Friday, August 26, 2016

They All Say The Same Thing

Ever since I purchased the Insane Productivity online course by Darren Hardy, I have been crazed about success mentorship. I purchased this course at a very good time in my life. I didn't have a job, I had just arrived back here from Iran, and I was still trying to figure out what to do with my life. For the past 4 or so years, my life or shall I say, my career has been put on hold due to my constant travels to Iran and back. I learned a lot from these experiences and I am thankful for being blessed with it. However, it has taken a toll on me.

I have been motivated to do something for quite some time and it seems that instead of being able to use all this fuel to do something BIG, my small disciplines seem to waver. According to Jim Rohn, success is the practice of small disciplines in a consistent manner. Or in other words: grinding it out! I have talked all about how once I do have my own apartment with my own personal schedule, I will do this or that and now, it seems that as always, it is much easier to talk the talk but not so much to walk the walk! I think I know what the biggest problem is in fact--I want to suddenly go from this person who would work out only once or twice a week and spent maybe 2-4 hours of productive time per week to this person who is productive 5 hours a day, works out 4 to 5 days a week, reads everyday, listens to inspirational audio everyday, finds an amazing job right away, and is wealthy within a few months! 

The truth is, they all the say the same thing. You cannot expect to have these kinds of results and work towards these results and expect the results to come really fast. In my case, I feel that my body has rebelled against me and is making me take up habits that are worse than what I used to have. I eat so much until I can't move, I eat sweets everyday whenever I have the craving, it is so hard to get me to be motivated to work out even once or twice a week! And so many other bad habits that I am not quite sure how they creeped in to my lifestyle! Every day, it seems like a battle. Trying to enforce these "good habits" into my life like writing on my blog and publishing early in the morning and now I'm trying to add reading for 30 minutes before bed and then suddenly seeing all these bad habits creep in that weren't even there before that may not have anything to do with the writing or editing but they are still harmful to my productive and successful future. 

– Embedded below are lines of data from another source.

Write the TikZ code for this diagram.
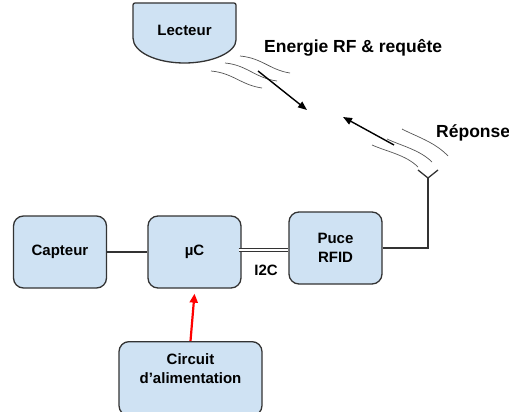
\documentclass[tikz,border=0pt]{standalone}
\usepackage{fontspec}
\setmainfont{Liberation Sans}
\usetikzlibrary{arrows.meta,calc}
\definecolor{boxfill}{HTML}{CFE2F3}
\definecolor{boxline}{HTML}{333333}
\definecolor{wavecol}{HTML}{555555}
\begin{document}
\begin{tikzpicture}[x=1pt,y=-1pt,
  blk/.style={draw=boxline,fill=boxfill,line width=1.3pt,rounded corners=10pt,
    minimum width=93pt,minimum height=72pt,align=center,inner sep=0pt,
    font=\bfseries\fontsize{15}{19}\selectfont},
  lbl/.style={font=\bfseries\fontsize{17.5}{21}\selectfont,inner sep=0pt,anchor=west},
  wave/.style={draw=wavecol,line width=0.7pt},
  sig/.style={line width=1.4pt,-{Triangle[length=9pt,width=7pt]}},
  wire/.style={line width=1.3pt,draw=boxline}
]
\useasboundingbox (0,0) rectangle (509,412);

% Lecteur
\draw[boxline,fill=boxfill,line width=1.3pt,rounded corners=2pt]
  (133,3) -- (236,3) -- (236,38) [sharp corners] .. controls (236,52) and (212.9,63) .. (184.5,63)
  .. controls (156.1,63) and (133,52) .. (133,38) [rounded corners=2pt] -- cycle;
\node[font=\bfseries\fontsize{15}{19}\selectfont] (lecteur) at (184.5,30) {Lecteur};

% labels
\node[lbl] (lblrf) at (264,48) {Energie RF \& requête};
\node[lbl] (lblrep) at (436,133) {Réponse};

% waves near reader
\draw[wave] (240,56) .. controls (262,58) and (270,70) .. (290,73);
\draw[wave] (225,63) .. controls (247,65) and (255,78) .. (277,81);
\draw[wave] (211,71) .. controls (233,73) and (241,85) .. (262,88);

% waves near antenna
\draw[wave] (402,129) .. controls (415,136) and (435,142) .. (448,156);
\draw[wave] (387,139) .. controls (402,146) and (420,150) .. (432,162);
\draw[wave] (372,145) .. controls (388,152) and (406,155) .. (418,167);

% signal arrows
\coordinate (a1s) at (258,71);
\coordinate (a1e) at (307,110);
\coordinate (a2s) at (394,145);
\coordinate (a2e) at (343,117);
\draw[sig] (a1s) -- (a1e);
\draw[sig] (a2s) -- (a2e);

% blocks
\node[blk] (capteur) at (60,252) {Capteur};
\node[blk] (uc) at (194.5,252) {µC};
\node[blk] (puce) at (335.5,248) {Puce\\RFID};
\node[blk,minimum width=143pt,minimum height=74pt,anchor=north] (circuit) at (190.5,341) {};
\node[align=center,font=\bfseries\fontsize{15}{19}\selectfont] (circtxt) at (190.5,369) {Circuit\\d’alimentation};

% connections
\draw[wire] (capteur.east) -- (uc.west);
\draw[line width=0.9pt,draw=boxline,double=white,double distance=2.2pt]
  ([yshift=2pt,xshift=-3pt]uc.east) -- ([yshift=-2pt]puce.west);
\node[font=\bfseries\fontsize{15}{19}\selectfont] (i2c) at (266,270) {I2C};

% antenna
\coordinate (ant) at (428,178);
\coordinate (antl) at (418,170);
\coordinate (antr) at (438,170);
\draw[wire] (puce.east) -| (ant);
\draw[wire] (antl) -- (ant) -- (antr);

% power arrow
\draw[red,line width=2.2pt,-{Triangle[length=9pt,width=8pt]}] (circuit.north) -- ([yshift=-5pt]uc.south);
\end{tikzpicture}
\end{document}
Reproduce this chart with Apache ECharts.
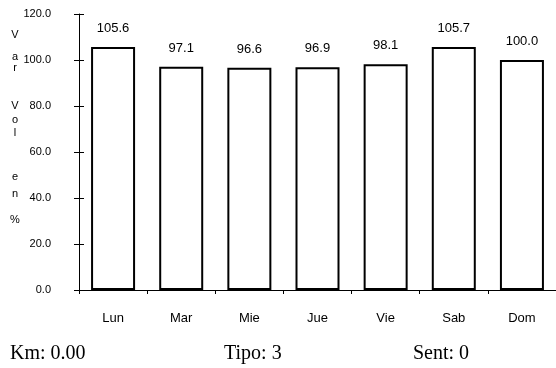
<!DOCTYPE html>
<html>
<head>
<meta charset="utf-8">
<script src="https://cdn.jsdelivr.net/npm/echarts@6/dist/echarts.min.js"></script>
<style>
html,body{margin:0;padding:0;background:#fff;}
#c{width:556px;height:368px;}
</style>
</head>
<body>
<div id="c"></div>
<script>
var categories = ['Lun', 'Mar', 'Mie', 'Jue', 'Vie', 'Sab', 'Dom'];
var values = [105.6, 97.1, 96.6, 96.9, 98.1, 105.7, 100.0];
var yTitle = 'Var Vol en %';
var footer = ['Km: 0.00', 'Tipo: 3', 'Sent: 0'];

// layout (styling only): vertical centre of each visible title character
var titleCharY = [35, 57, 68, 106, 120, 133, 177, 194, 220];
var footerX = [10, 224, 413];

var chart = echarts.init(document.getElementById('c'), null, {renderer: 'canvas'});
var font = 'Liberation Sans, Arial, sans-serif';
var serif = 'Liberation Serif, Times New Roman, serif';
var yAxisBase = {
  type: 'value', min: 0, max: 120, interval: 20, position: 'left',
  splitLine: {show: false}
};

var graphics = [];
var chars = yTitle.replace(/ /g, '').split('');
chars.forEach(function (ch, i) {
  graphics.push({type: 'text', x: 15, y: titleCharY[i], style: {
    text: ch, fill: '#000', font: '11px ' + font, align: 'center', verticalAlign: 'middle'}});
});
footer.forEach(function (t, i) {
  graphics.push({type: 'text', x: footerX[i], y: 344, style: {
    text: t, fill: '#000', font: '20px ' + serif, align: 'left', verticalAlign: 'top'}});
});

chart.setOption({
  animation: false,
  backgroundColor: '#fff',
  grid: {left: 79, top: 14, width: 480, height: 276, containLabel: false},
  xAxis: {
    type: 'category', data: categories,
    axisLine: {lineStyle: {color: '#000', width: 1}},
    axisTick: {show: true, length: 4, lineStyle: {color: '#000'}},
    axisLabel: {color: '#000', fontFamily: font, fontSize: 13, margin: 22}
  },
  yAxis: [
    Object.assign({}, yAxisBase, {
      axisLine: {show: true, lineStyle: {color: '#000', width: 1}},
      axisTick: {show: true, length: 5, lineStyle: {color: '#000'}},
      axisLabel: {color: '#000', fontFamily: font, fontSize: 11, margin: 28,
        formatter: function (v) { return v.toFixed(1); }}
    }),
    Object.assign({}, yAxisBase, {
      axisLine: {show: false},
      axisTick: {show: true, inside: true, length: 5, lineStyle: {color: '#000'}},
      axisLabel: {show: false}
    })
  ],
  series: [{
    type: 'bar', data: values, yAxisIndex: 0, barWidth: 44,
    itemStyle: {color: '#fff', borderColor: '#000', borderWidth: 2},
    label: {show: true, position: 'top', distance: 12, color: '#000',
      fontFamily: font, fontSize: 13,
      formatter: function (p) { return p.value.toFixed(1); }}
  }],
  graphic: graphics
});
</script>
</body>
</html>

In my case, I need to not expect results right away. I remember a line in the book "Big Magic" by Elizabeth Gilbert that said, "if you do anything [whatever your craft may be] every day for a period of 5 years, you will become an expert at it." 5 years is a long period of time, but it is the very truth. I have to make this pact with my self to try to apply these small "good" habits and disciplines into my life for at least the 4 years that I have taken a break from my career and surely, something will come out of it. Maybe I won't even be as successful as I plan to be. Maybe I will fail miserably. However, it is as Tony Robbins and Jim Rohn point out, "it is not the goal that you achieve that makes the difference, it is who you become in the process." Thus, if there is no great outcome of my actions in the next 4 years, I would like to dedicate my time to becoming that person.